The separate universe problem: 40 years on

TL;DR

This paper revisits the concept of the separate-universe scale, clarifies its implications for primordial black holes across different equations of state, and refines earlier calculations considering recent criticisms, emphasizing the scale's relation to the horizon size.

Contribution

It provides a refined calculation of the separate-universe scale for various equations of state, addressing previous misconceptions and clarifying the conditions under which black holes or baby universes form.

Findings

For $-1/3 < k < \infty$, the scale is of order the horizon size.

Primordial black holes cannot be much larger than the horizon at formation.

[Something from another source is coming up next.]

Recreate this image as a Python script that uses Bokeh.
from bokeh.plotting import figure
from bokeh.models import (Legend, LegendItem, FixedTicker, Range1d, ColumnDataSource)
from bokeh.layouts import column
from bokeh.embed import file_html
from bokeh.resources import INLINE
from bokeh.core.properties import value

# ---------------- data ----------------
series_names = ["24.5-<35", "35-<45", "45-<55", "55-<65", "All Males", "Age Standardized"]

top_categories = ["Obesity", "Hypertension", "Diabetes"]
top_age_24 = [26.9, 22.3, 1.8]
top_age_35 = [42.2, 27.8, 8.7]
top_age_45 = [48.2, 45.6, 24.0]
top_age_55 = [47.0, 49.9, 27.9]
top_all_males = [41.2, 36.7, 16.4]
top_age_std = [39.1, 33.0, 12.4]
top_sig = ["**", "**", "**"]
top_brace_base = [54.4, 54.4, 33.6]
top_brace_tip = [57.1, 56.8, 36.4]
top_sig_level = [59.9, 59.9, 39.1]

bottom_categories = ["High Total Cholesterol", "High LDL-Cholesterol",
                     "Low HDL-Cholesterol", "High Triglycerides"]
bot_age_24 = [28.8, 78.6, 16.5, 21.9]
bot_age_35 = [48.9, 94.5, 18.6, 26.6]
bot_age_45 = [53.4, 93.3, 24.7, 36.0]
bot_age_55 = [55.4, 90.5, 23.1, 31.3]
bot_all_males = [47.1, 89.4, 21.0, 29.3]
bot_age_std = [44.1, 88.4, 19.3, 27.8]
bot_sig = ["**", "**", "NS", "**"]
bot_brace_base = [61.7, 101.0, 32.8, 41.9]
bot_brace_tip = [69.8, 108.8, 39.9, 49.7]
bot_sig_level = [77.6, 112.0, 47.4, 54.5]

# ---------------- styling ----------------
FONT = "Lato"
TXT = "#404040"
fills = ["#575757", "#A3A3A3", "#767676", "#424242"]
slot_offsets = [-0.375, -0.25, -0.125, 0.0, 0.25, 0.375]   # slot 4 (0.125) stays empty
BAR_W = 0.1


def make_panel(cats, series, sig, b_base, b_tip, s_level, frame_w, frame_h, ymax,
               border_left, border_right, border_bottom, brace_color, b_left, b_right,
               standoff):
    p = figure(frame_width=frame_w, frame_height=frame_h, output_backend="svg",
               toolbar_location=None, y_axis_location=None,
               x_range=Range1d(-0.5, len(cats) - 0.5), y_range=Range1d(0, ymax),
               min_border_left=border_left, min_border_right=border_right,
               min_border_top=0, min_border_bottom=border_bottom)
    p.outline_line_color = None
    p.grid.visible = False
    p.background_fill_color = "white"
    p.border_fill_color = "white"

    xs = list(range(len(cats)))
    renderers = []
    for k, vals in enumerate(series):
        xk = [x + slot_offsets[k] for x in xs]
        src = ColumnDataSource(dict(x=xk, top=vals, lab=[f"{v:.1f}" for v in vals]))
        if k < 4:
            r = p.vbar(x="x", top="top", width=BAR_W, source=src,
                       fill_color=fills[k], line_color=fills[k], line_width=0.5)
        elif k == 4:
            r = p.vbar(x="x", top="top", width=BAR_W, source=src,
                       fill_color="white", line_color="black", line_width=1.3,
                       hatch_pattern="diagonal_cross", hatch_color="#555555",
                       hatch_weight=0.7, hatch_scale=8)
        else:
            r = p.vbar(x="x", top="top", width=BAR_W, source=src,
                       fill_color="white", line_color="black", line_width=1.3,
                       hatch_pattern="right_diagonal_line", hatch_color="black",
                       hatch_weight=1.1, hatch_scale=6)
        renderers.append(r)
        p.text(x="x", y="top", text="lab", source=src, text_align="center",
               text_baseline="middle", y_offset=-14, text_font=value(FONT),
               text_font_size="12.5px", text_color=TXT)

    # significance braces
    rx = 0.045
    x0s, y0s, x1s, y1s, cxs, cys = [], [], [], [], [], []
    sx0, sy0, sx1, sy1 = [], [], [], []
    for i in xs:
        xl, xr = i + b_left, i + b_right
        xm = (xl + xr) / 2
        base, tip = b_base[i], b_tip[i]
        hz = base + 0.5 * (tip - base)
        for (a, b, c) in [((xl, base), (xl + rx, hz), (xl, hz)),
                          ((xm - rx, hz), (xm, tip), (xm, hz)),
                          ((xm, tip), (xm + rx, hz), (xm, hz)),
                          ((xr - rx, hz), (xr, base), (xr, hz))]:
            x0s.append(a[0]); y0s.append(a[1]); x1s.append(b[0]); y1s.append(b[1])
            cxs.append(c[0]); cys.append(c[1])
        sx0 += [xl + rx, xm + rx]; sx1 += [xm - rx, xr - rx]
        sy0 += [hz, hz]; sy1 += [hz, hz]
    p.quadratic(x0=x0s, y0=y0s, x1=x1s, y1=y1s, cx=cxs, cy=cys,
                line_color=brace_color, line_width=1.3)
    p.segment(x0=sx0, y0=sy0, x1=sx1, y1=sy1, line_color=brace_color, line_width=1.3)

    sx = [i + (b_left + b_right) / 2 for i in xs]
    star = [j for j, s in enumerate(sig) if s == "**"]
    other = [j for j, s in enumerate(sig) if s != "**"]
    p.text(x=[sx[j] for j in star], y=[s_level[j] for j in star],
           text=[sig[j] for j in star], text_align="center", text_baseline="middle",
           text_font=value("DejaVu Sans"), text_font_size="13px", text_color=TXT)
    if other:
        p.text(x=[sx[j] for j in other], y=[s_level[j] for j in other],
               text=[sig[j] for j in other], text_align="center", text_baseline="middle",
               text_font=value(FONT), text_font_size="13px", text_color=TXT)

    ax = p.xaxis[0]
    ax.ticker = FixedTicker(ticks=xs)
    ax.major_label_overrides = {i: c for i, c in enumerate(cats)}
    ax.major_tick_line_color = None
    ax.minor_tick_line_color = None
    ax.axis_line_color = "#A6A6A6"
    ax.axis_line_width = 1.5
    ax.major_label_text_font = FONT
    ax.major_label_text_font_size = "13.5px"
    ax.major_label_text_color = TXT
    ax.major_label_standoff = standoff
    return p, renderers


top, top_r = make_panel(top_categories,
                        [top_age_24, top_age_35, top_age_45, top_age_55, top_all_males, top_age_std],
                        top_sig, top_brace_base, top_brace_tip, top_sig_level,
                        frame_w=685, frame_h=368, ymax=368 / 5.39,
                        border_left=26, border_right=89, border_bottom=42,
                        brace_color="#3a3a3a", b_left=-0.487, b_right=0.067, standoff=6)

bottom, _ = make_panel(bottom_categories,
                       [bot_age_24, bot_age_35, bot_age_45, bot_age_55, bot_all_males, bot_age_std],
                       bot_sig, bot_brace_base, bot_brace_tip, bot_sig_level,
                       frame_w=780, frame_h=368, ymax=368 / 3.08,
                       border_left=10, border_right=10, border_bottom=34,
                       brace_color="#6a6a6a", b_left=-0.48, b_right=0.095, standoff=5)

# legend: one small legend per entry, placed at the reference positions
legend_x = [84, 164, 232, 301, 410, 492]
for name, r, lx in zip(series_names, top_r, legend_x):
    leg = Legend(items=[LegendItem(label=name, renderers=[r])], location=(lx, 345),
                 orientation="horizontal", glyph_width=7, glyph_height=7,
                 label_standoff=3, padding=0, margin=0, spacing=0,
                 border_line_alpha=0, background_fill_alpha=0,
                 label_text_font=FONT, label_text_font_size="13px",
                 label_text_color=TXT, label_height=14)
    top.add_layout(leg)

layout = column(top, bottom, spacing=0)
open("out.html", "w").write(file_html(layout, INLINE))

For $-1 < k < -1/3$, large regions produce baby universes instead of black holes.

Abstract

The claim that an overdense (positive curvature) region in the early universe cannot extend beyond some maximum scale and remain part of our universe, first made 40 years ago, has recently been questioned by Kopp et al. Their analysis is elucidating and demonstrates that one cannot constrain the form of primordial density perturbations using this argument. However, the notion of a separate-universe scale still applies and it places an important upper limit on the mass of primordial black holes forming at any epoch. We calculate this scale for equations of state of the form $p = k \rho c^2$ with $-1 <k < \infty$, refining earlier calculations on account of the Kopp et al. criticisms. For $-1/3 < k < \infty$, the scale is always of order the cosmological particle horizon size, with a numerical factor depending on $k$. This confirms the earlier claim that a primordial black hole cannot be much larger than the particle horizon at formation. For $-1 < k< -1/3$, as expected for some periods in the history of the universe, the situation changes radically, in that a sufficiently large positive-curvature region produces a baby universe rather than a black hole. There is still a separate-universe scale but the interpretation of these solutions requires care.